Does anyone have any experience with the Toowoomba town water ?

Or do i better buy some water from WW or coles ?

Cheers

Stefan


----------



## earle (16/11/17)

Toowoomba town water was recently judged the best in the country. Plenty of award winning brews have been brewed with it.

@crowmanz did a great talk on water chemistry at our last brew club meeting so can probably elaborate


----------



## Beersuit (16/11/17)

Toowoomba water is good for most beers. Needs a little gysum for most things with hops and a small dose of lactic for everything but otherwise good. There are several locations they draw water from so depends where abouts you are in town your taking it from. Council are easy to get a report out of though.


----------



## crowmanz (16/11/17)

Yeah the town water is alright for brewing. To get it awesome I add gypsum, to top up the calcium and sulfate, and the use acidulated or lactic acid, to get the right mash pH and overcome the bicarbonate.


----------



## HaveFun (16/11/17)

where can i buy some gypsum and how much do you use ?
i’m new to brewing and playing at the moment with some fresh wort kits to get experience next months i will get myself a grainfather for christmas


----------



## Beersuit (16/11/17)

The brew shop sells it.


----------



## crowmanz (16/11/17)

If using fresh wort kits you won't really need to add any.

Locally Toowoomba Homebrewers will have gypsum and lactic acid. Amounts do depend on the recipe and the water report which Council does monthly.

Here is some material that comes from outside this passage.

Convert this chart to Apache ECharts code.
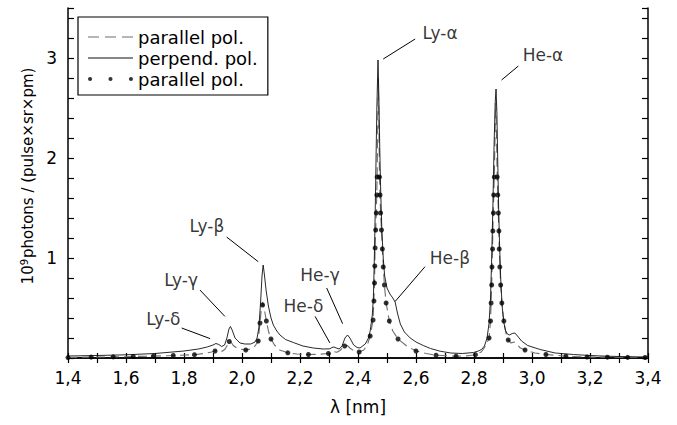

Usually I am using 3-5g gypsum and 3-5mls of lactic.

If you are getting into all grain you can check out TooSOBA which is the local homebrew club.


----------



## earle (17/11/17)

crowmanz said:


> If you are getting into all grain you can check out TooSOBA which is the local homebrew club.



You can find our FB group at https://www.facebook.com/groups/TooSOBA/ A lot of us are on AHB but we don't really post about club stuff here.
The group is a closed one. If you do want to access the FB group mention who you are in the member request so we know you're not a spammer. A lot of requests come through from randoms.


----------



## pcqypcqy (17/11/17)

you could work for the tourist office Earle.


----------



## earle (17/11/17)




----------



## HaveFun (17/11/17)

thanks 
cheers stefan


----------